● **The request**: Write out the listing from the line with "What seaborn and" to the line with "ax2 = ax.twinx()", both lines included, exactly and nothing beyond. Leave pictures out.

● **Task data**:
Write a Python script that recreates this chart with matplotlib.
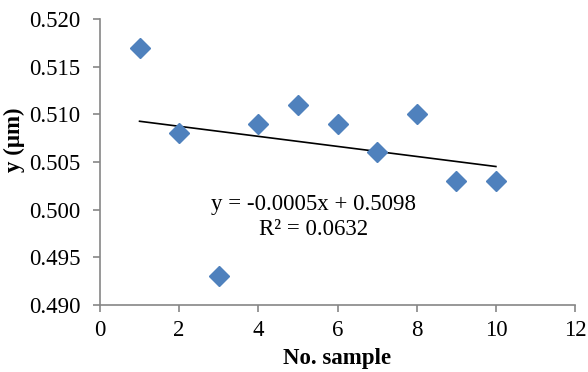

---

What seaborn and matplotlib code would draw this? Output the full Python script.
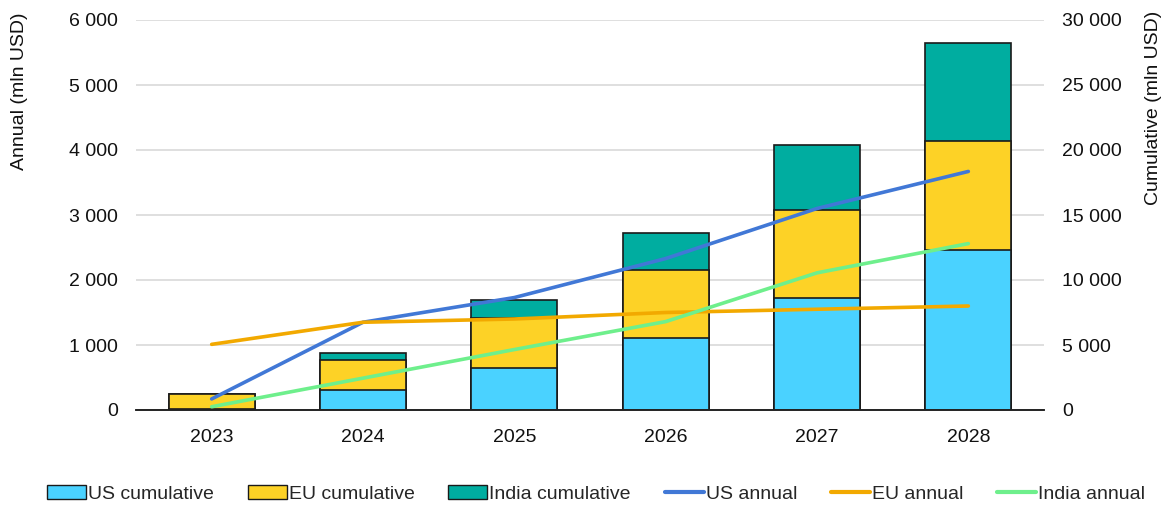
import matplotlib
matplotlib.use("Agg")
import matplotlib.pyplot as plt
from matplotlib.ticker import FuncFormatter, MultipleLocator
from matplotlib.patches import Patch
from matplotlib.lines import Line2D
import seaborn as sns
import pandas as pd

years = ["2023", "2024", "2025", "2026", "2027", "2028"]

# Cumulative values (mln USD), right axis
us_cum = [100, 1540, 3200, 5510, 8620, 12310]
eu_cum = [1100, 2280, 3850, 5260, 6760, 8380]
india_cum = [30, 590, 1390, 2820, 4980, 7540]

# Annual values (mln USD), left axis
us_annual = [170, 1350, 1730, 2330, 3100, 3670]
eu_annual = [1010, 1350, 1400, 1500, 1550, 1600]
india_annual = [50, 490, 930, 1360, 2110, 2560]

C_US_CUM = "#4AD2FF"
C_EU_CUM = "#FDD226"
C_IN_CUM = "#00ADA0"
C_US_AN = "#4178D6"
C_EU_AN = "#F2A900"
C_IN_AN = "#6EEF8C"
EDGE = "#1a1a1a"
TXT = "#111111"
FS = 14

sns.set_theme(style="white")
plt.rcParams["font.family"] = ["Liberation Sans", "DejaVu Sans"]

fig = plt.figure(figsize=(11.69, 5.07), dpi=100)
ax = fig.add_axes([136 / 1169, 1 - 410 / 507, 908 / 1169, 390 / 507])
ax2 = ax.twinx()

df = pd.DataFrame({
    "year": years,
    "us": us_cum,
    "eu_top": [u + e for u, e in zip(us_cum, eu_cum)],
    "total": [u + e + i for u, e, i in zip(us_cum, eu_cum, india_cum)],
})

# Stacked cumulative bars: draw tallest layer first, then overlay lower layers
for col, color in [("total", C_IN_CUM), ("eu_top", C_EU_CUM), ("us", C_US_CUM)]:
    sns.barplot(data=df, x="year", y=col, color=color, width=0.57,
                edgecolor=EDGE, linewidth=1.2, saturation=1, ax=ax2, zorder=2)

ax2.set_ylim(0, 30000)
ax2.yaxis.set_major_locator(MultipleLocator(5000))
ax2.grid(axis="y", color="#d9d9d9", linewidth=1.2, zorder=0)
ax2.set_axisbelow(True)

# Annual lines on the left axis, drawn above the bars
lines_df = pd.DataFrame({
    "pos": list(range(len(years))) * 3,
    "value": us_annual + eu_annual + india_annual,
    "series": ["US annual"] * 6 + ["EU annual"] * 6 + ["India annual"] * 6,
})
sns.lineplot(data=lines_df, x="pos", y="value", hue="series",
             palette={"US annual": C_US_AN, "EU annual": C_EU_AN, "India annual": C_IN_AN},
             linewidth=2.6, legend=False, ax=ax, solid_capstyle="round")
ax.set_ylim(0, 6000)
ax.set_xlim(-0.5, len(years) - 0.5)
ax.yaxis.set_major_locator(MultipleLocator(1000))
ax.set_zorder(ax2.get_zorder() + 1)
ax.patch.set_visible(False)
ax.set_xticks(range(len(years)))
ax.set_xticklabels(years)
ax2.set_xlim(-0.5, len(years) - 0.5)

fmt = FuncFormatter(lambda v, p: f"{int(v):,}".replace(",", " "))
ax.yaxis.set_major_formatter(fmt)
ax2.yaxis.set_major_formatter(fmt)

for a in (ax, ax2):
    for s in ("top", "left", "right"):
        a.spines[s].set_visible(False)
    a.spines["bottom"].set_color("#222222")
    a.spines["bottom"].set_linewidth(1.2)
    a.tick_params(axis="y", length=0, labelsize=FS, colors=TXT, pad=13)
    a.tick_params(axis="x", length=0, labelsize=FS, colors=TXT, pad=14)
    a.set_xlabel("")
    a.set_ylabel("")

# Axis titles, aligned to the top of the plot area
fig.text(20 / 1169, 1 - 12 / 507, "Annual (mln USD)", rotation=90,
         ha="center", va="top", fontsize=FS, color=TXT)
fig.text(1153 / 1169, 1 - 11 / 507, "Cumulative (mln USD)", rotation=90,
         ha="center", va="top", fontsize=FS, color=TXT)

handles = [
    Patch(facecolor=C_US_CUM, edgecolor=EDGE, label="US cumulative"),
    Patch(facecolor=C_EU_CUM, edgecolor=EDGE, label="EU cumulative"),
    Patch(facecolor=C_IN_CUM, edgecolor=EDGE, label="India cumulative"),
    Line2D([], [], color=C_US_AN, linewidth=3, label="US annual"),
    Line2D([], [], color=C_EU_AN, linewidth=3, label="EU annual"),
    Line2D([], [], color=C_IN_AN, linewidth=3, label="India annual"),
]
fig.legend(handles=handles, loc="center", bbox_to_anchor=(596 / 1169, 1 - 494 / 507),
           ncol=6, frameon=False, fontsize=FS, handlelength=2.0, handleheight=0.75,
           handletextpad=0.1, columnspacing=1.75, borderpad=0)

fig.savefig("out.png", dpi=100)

...

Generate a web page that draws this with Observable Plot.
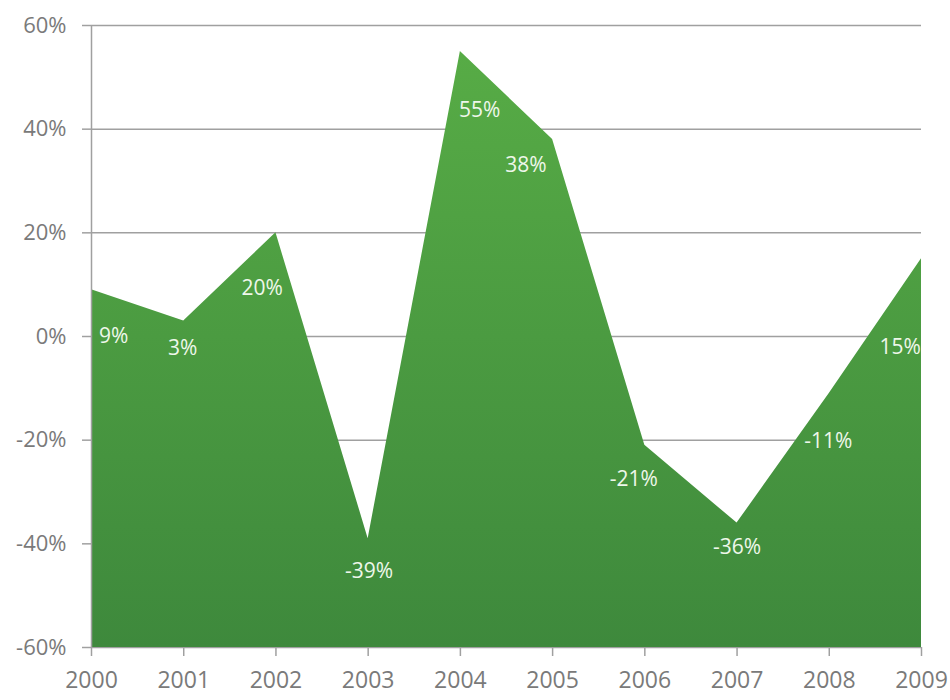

● **Exercise output**:
What seaborn and matplotlib code would draw this? Output the full Python script.
import matplotlib
matplotlib.use("Agg")
import matplotlib.pyplot as plt
from matplotlib.ticker import FuncFormatter, MultipleLocator
from matplotlib.patches import Patch
from matplotlib.lines import Line2D
import seaborn as sns
import pandas as pd

years = ["2023", "2024", "2025", "2026", "2027", "2028"]

# Cumulative values (mln USD), right axis
us_cum = [100, 1540, 3200, 5510, 8620, 12310]
eu_cum = [1100, 2280, 3850, 5260, 6760, 8380]
india_cum = [30, 590, 1390, 2820, 4980, 7540]

# Annual values (mln USD), left axis
us_annual = [170, 1350, 1730, 2330, 3100, 3670]
eu_annual = [1010, 1350, 1400, 1500, 1550, 1600]
india_annual = [50, 490, 930, 1360, 2110, 2560]

C_US_CUM = "#4AD2FF"
C_EU_CUM = "#FDD226"
C_IN_CUM = "#00ADA0"
C_US_AN = "#4178D6"
C_EU_AN = "#F2A900"
C_IN_AN = "#6EEF8C"
EDGE = "#1a1a1a"
TXT = "#111111"
FS = 14

sns.set_theme(style="white")
plt.rcParams["font.family"] = ["Liberation Sans", "DejaVu Sans"]

fig = plt.figure(figsize=(11.69, 5.07), dpi=100)
ax = fig.add_axes([136 / 1169, 1 - 410 / 507, 908 / 1169, 390 / 507])
ax2 = ax.twinx()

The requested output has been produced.